**WHAT THE TASK REQUIRES:**
Search the records for the word "Output" and pick out every line that has it.

**MATERIAL SUPPLIED:**
_ _ _ _

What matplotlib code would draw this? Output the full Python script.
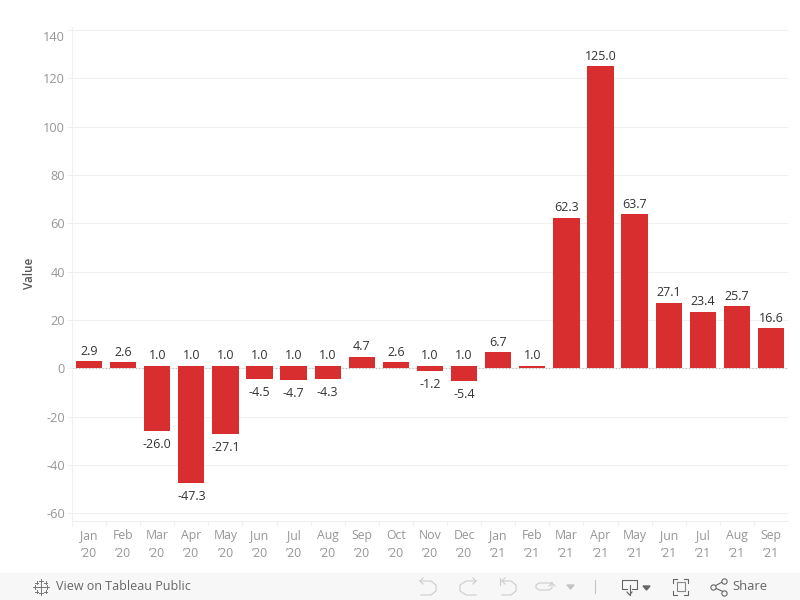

_ _ _ _

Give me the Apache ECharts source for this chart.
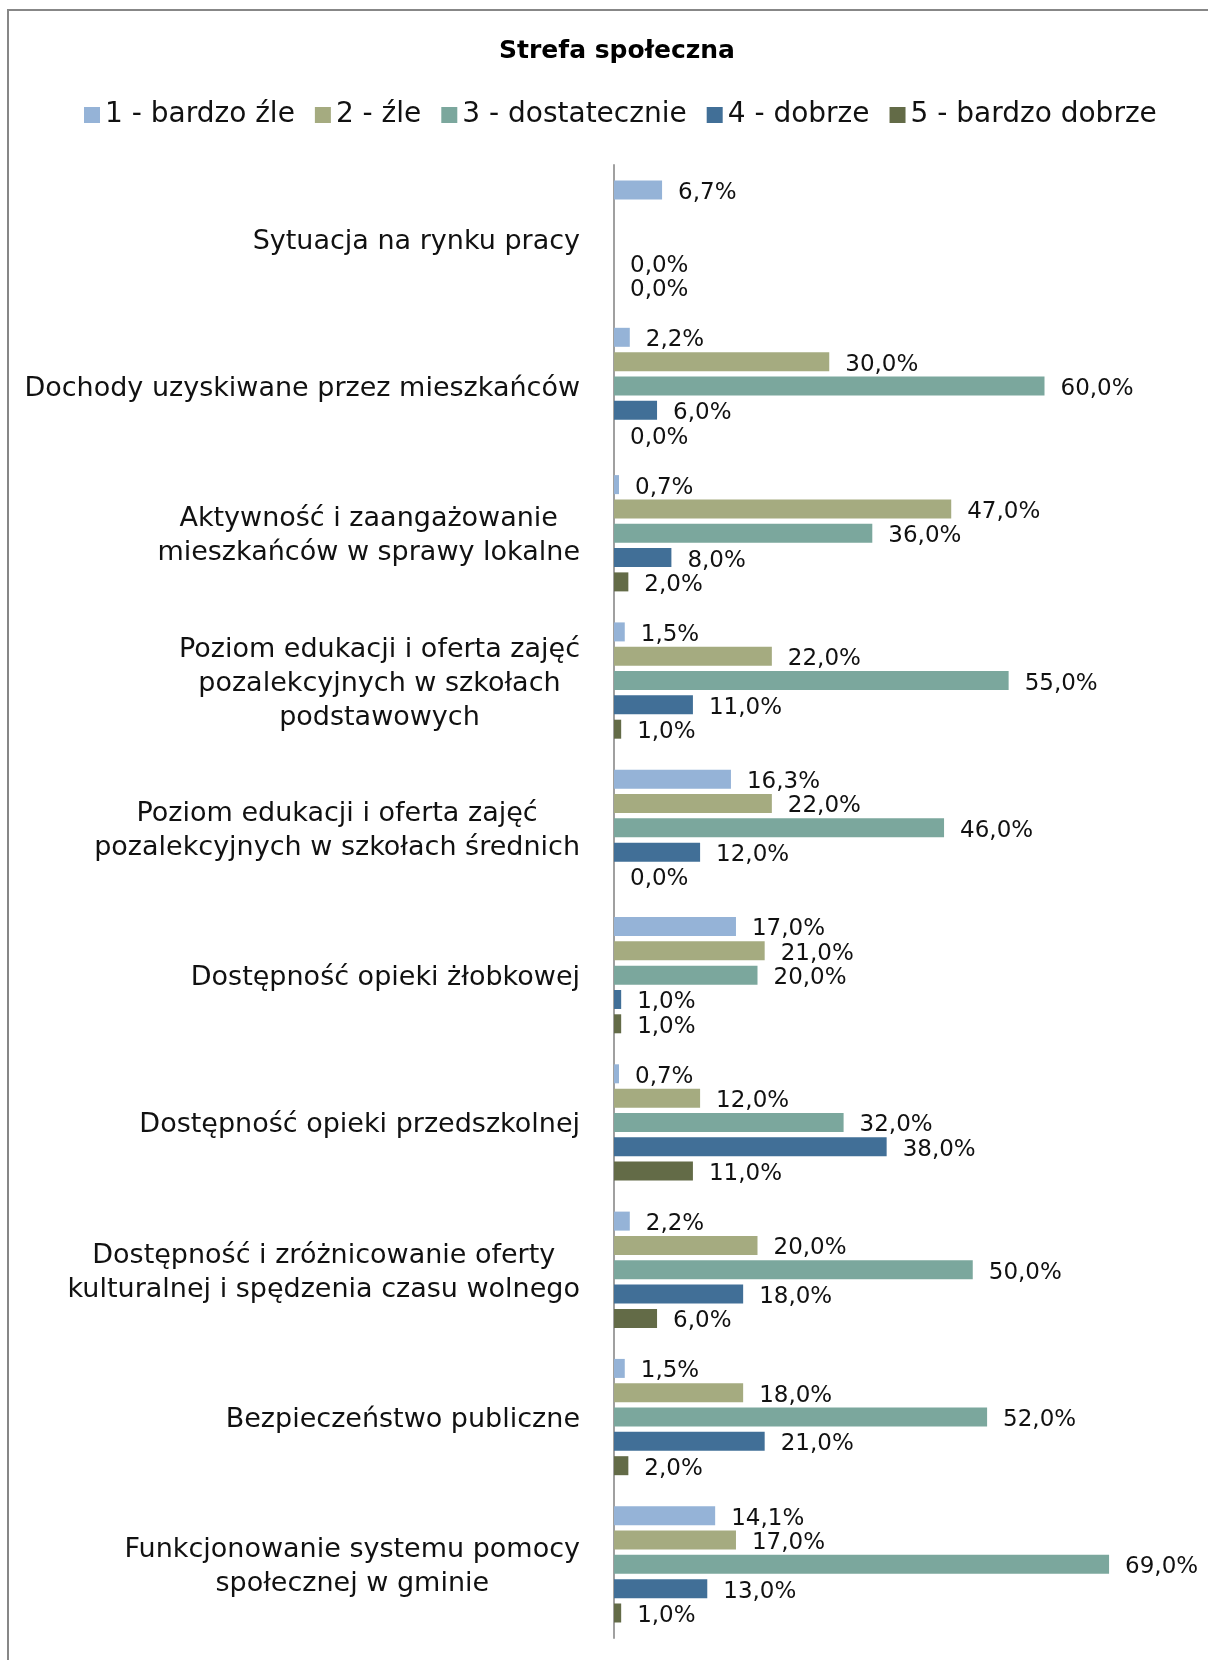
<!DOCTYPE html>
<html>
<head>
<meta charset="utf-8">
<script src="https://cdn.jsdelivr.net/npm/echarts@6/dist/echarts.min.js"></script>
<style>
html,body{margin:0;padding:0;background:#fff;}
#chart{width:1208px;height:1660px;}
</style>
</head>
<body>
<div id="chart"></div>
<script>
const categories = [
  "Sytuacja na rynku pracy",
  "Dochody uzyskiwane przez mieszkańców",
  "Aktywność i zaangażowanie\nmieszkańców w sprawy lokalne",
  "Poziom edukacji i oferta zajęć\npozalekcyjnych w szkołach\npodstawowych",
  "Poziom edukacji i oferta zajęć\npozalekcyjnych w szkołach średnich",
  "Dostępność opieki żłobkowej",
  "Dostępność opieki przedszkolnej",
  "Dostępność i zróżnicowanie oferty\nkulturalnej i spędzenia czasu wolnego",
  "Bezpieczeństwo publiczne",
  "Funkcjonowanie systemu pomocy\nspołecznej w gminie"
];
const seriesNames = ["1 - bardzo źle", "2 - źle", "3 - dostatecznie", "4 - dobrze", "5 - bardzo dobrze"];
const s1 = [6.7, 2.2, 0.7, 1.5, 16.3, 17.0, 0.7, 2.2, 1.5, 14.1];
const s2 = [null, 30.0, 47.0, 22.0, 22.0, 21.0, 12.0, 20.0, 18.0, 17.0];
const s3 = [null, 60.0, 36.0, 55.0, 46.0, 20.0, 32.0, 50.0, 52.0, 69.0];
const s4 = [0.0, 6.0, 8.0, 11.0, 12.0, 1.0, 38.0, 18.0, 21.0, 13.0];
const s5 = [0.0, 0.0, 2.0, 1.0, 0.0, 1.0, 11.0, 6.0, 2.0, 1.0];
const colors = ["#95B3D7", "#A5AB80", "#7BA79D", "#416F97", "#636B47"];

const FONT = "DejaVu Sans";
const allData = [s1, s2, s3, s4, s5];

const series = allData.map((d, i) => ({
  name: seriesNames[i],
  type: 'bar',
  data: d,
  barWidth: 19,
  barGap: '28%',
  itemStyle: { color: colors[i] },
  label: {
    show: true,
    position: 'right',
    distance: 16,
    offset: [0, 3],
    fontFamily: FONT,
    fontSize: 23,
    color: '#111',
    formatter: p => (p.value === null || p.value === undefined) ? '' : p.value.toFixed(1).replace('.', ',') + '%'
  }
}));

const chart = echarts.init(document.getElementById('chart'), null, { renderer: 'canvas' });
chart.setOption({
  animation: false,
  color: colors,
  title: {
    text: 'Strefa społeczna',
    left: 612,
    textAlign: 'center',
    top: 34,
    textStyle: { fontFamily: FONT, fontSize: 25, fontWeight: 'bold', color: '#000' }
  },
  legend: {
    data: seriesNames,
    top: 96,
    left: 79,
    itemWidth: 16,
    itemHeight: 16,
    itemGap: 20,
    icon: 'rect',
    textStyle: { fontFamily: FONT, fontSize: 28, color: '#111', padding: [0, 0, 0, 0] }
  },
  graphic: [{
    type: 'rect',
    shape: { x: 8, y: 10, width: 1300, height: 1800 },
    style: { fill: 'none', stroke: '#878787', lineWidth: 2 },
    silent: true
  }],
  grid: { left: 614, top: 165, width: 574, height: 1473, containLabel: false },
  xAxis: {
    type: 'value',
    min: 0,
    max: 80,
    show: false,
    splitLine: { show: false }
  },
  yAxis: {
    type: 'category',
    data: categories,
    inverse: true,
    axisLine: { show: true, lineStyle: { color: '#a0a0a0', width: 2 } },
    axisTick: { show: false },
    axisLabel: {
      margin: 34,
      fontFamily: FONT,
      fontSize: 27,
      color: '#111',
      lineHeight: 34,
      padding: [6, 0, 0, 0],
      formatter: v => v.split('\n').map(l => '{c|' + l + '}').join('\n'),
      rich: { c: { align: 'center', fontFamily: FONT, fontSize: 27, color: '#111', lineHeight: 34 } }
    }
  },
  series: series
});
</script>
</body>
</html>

_ _ _ _

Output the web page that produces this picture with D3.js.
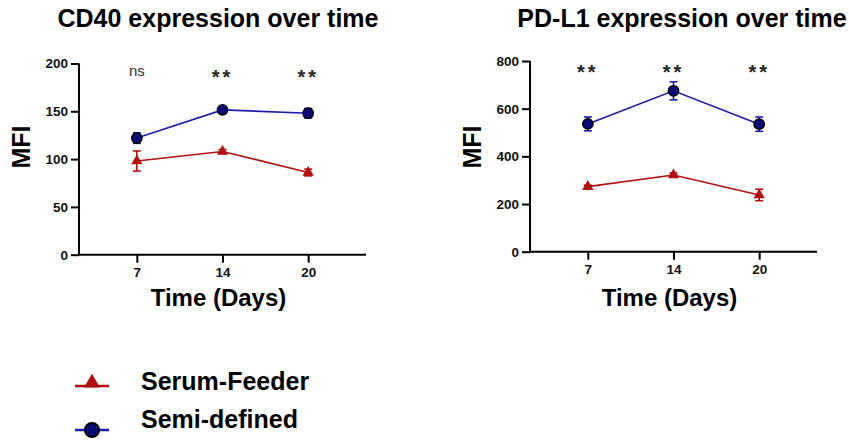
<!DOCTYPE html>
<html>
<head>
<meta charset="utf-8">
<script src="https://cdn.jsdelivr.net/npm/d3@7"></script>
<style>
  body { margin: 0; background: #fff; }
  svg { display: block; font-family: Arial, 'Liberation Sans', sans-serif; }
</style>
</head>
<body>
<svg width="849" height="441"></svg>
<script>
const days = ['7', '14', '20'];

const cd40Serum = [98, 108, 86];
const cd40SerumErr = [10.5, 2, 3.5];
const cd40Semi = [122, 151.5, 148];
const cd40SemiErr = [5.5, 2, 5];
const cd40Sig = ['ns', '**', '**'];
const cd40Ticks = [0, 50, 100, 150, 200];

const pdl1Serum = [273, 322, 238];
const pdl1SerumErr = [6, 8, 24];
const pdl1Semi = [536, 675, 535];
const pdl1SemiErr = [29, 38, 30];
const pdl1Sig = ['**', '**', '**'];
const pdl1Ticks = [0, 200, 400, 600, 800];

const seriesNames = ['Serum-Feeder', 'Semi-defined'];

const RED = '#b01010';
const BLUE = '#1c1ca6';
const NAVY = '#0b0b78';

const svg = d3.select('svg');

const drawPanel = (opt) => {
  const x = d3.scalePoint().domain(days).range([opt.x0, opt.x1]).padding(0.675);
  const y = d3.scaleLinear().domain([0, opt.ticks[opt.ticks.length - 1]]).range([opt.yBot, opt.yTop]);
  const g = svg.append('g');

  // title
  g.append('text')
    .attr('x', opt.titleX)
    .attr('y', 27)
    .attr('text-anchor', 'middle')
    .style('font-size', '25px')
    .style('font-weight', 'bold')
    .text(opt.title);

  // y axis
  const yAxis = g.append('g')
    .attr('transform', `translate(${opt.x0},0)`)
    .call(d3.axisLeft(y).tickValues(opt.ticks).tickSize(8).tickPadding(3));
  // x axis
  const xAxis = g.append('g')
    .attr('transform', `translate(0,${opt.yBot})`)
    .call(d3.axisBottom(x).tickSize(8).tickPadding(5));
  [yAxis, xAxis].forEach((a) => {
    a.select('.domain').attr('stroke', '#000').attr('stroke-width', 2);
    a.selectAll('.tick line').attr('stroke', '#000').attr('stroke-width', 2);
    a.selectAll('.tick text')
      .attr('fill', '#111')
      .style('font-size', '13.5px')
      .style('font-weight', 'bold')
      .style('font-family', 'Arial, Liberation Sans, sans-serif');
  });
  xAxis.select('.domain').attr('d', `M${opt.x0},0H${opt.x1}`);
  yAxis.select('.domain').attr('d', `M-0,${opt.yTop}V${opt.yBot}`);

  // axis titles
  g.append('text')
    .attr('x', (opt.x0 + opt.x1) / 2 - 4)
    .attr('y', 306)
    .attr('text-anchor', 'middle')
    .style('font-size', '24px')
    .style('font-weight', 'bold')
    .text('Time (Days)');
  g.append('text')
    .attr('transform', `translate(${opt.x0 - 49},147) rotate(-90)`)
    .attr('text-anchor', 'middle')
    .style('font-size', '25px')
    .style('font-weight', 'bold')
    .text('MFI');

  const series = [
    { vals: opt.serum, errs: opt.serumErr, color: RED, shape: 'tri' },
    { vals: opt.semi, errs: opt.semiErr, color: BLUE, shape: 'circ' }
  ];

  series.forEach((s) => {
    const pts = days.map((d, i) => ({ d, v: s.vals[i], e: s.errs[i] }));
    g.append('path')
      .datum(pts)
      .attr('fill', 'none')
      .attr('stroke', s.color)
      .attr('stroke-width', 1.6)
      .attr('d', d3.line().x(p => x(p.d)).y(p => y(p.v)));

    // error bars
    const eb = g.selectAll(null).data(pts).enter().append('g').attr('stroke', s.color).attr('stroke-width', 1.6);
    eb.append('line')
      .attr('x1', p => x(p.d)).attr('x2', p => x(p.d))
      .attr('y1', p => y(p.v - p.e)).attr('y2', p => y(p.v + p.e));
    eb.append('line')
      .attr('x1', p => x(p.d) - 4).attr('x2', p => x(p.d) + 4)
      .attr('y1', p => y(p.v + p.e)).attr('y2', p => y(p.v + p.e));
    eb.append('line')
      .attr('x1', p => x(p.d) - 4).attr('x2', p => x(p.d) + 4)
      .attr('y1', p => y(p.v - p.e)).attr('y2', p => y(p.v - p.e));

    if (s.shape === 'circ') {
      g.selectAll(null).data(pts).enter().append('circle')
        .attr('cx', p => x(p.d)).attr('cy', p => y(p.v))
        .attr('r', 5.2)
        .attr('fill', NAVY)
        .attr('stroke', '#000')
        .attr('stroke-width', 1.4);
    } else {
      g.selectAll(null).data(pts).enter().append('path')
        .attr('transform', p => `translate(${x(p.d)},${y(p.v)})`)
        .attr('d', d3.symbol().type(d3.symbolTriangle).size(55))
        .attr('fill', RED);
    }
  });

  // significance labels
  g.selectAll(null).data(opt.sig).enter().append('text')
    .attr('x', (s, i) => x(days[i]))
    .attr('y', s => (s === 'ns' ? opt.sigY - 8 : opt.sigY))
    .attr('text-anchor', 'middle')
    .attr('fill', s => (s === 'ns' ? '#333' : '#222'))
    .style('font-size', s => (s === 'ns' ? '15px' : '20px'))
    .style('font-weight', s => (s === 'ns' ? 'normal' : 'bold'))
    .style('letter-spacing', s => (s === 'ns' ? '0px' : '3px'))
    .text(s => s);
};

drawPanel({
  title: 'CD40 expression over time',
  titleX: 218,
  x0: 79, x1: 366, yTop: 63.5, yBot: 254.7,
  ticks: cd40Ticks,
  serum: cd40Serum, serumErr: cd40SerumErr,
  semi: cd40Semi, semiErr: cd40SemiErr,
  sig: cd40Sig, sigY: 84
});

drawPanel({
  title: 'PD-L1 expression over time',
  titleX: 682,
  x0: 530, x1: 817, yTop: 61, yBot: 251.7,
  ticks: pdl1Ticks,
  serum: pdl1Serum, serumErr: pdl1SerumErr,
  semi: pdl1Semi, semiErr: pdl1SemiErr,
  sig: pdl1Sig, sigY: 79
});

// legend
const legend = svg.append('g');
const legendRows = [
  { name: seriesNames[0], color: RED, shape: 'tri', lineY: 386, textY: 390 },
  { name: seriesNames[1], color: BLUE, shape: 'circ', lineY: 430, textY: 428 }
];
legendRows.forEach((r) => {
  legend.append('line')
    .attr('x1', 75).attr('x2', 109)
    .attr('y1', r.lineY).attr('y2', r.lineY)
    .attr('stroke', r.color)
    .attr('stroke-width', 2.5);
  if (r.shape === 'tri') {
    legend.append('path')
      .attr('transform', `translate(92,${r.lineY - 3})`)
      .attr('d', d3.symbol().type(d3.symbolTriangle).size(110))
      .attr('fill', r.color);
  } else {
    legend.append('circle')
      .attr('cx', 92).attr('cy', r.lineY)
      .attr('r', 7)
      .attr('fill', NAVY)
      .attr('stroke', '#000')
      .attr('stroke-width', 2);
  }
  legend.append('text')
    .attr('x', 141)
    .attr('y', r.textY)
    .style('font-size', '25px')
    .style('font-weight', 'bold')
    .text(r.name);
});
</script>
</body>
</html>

_ _ _ _

**ANSWER BELOW:**
What matplotlib code would draw this? Output the full Python script.
Output the web page that produces this picture with D3.js.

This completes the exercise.